The SRT controller is designed to induce stability and reliability, the controller acts as an ‘expert’ system and employs safeguards to detect whether system elements are operating correctly. The operator will be alerted if MLSS, RAS or flow values change in an unusual manner and recommend corrective actions. Nuisance alarms are minimised by smart algorithms which correlate changes in all of the system elements over time to determine if they are reasonable.
The Model 7700 has a 4-20mA output which can be used to directly control a waste pump or valve. A programmable PI control algorithm in the controller regulates waste flow to the target value using the waste flow meter as feedback. Alternatively, a 4-20mA output indicating target flow can be sent to a separate controller, should the user prefer to use external valve or pump speed control hardware. A relay output can be used to start and stop a waste pump, while another relay is wired to an alarm panel to alert the operator of unplanned events.
Royce is the first manufacturer to integrate a group of online analytical instruments from a single source to produce a specialised control system which addresses a specific STW process. The controller’s algorithms are designed to perform continuous automatic solids control within the aeration train, keeping the biomass healthy, the system also provides real-time online control of sludge wasting from the final clarifier.
The primary goal of the system, and main process benefit, is plant stability and biomass health.
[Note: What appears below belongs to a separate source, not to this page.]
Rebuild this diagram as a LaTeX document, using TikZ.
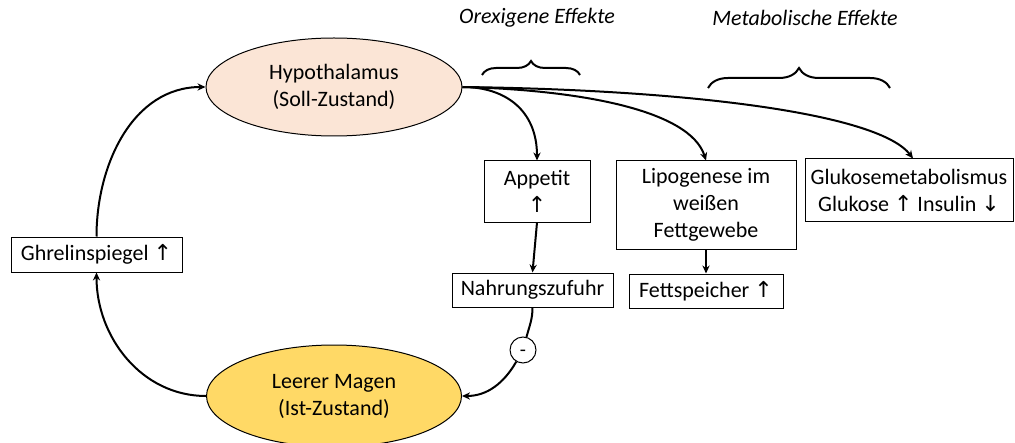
\documentclass[tikz,border=0pt]{standalone}
\usepackage{fontspec}
\setmainfont{Carlito}
\newfontfamily\arrfont[Scale=1.0]{DejaVu Sans}
\newcommand{\uparr}{{\arrfont ↑}}
\newcommand{\dnarr}{{\arrfont ↓}}
\usetikzlibrary{arrows.meta,shapes.geometric,decorations.pathreplacing}
\begin{document}
\begin{tikzpicture}[x=0.5pt,y=-0.5pt,
  every node/.style={font=\fontsize{11}{13.5}\selectfont, inner sep=0pt},
  box/.style={draw, line width=0.5pt, fill=white, rectangle, align=center},
  oval/.style={draw, line width=0.5pt, ellipse, align=center},
  conn/.style={line width=1pt, -{Stealth[length=4pt,width=3.6pt]}},
  plain/.style={line width=1pt},
  bracestyle/.style={line width=1pt, decorate},
  hdr/.style={font=\fontsize{11}{13.5}\selectfont\itshape}
]
\useasboundingbox (0,0) rectangle (1015,443);
\definecolor{hypofill}{HTML}{FBE5D6}
\definecolor{magenfill}{HTML}{FFD966}

% nodes
\node[oval, fill=hypofill, minimum width=128pt, minimum height=49pt] (hypo) at (334,87) {Hypothalamus\\(Soll-Zustand)};
\node[oval, fill=magenfill, minimum width=127.5pt, minimum height=51pt] (magen) at (334,396) {Leerer Magen\\(Ist-Zustand)};
\node[box, minimum width=85.5pt, minimum height=17.5pt] (ghrel) at (96.5,254.5) {Ghrelinspiegel \uparr};
\node[box, minimum width=53pt, minimum height=30.5pt] (appetit) at (537,191.5) {Appetit\\\uparr};
\node[box, minimum width=80.5pt, minimum height=17pt] (nahr) at (532.5,290) {Nahrungszufuhr};
\node[box, minimum width=90pt, minimum height=44pt] (lipo) at (706,205) {Lipogenese im\\weißen\\Fettgewebe};
\node[box, minimum width=77pt, minimum height=17pt] (fett) at (706,291) {Fettspeicher \uparr};
\node[box, minimum width=104pt, minimum height=31pt] (gluko) at (909,190) {Glukosemetabolismus\\Glukose \uparr{} Insulin \dnarr};
\node[draw, circle, line width=0.5pt, fill=white, minimum size=13pt, text height=6.5pt, text depth=0pt, font=\fontsize{10}{11}\selectfont] (minus) at (523,350) {-};

\node[hdr] (orex) at (537,18) {Orexigene Effekte};
\node[hdr] (meta) at (805,18) {Metabolische Effekte};

% braces
\coordinate (b1l) at (482,75);
\coordinate (b1r) at (580,75);
\coordinate (b2l) at (708,88);
\coordinate (b2r) at (890,88);
\draw[bracestyle, decoration={brace, amplitude=7pt}] (b1l) -- (b1r);
\draw[bracestyle, decoration={brace, amplitude=10pt}] (b2l) -- (b2r);

% connectors
\draw[conn] (magen.west) to[out=180, in=-90] (ghrel.south);
\draw[conn] (ghrel.north) to[out=90, in=180] (hypo.west);
\draw[conn] (hypo.east) .. controls (505,87) and (537,110) .. (appetit.north);
\draw[conn] (hypo.east) .. controls (580,90) and (690,110) .. (lipo.north);
\draw[conn] (hypo.east) .. controls (700,90) and (880,115) .. ([xshift=2pt]gluko.north);
\draw[conn] (appetit.south) -- (nahr.north);
\draw[conn] (lipo.south) -- (fett.north);
\draw[plain] (nahr.south) to[out=-90, in=75] (minus);
\draw[conn] (minus) to[out=-120, in=0] (magen.east);
\end{tikzpicture}
\end{document}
A healthy biomass, means an efficient treatment process and more cost-effective plant operation. The following operational savings have been achieved;
- reduced clean-up costs after plant upsets,
- reduced chemical usage for Nocardia control,
- reduced chlorine usage due to better overall treatment,
- reduced solids treatment for final wasting.
Because these costs vary between individual STWs, this article does not look at them in great detail. However, the most readily appreciated financial benefit of the system, reduction in the operator time and laboratory analysis costs required to control the sludge ageing process, are common to all STWs. The box adjacent shows how Royce believes these savings are achieved.
Testing has shown reliable automatic SRT control can reduce laboratory
analysis costs by at least 75%. The following formula can be used to determine
laboratory cost savings when using the system;
(Samples/year) x 0.75 x 1.0 (hours/sample) x £20/hour = total
reduction in sampling cost.
System cost/total sampling cost = time taken to recover cost of SRT system.
This example is for a plant using maximum manual control. Proper manual
control requires a minimum of six samples per day for both MLSS and RAS
suspended solids, the example assumes only five days of laboratory analysis
per week. A typical SRT system costs £25,000, analysis time was
assumed to be 1 hour – time/sample – when completing several analyses,
the average hourly costs of using laboratory staff was estimated to be
12 samples x 261 days = 3,132 samples/year x 0.75 (reduction factor)
x 1.0 (hour/sample) x £20/hour labour cost = £46,980 per year.
£20/hour labour cost = £46,980 per year.
£25,000/£46,980 = 0.53 years to recover cost of the SRT system.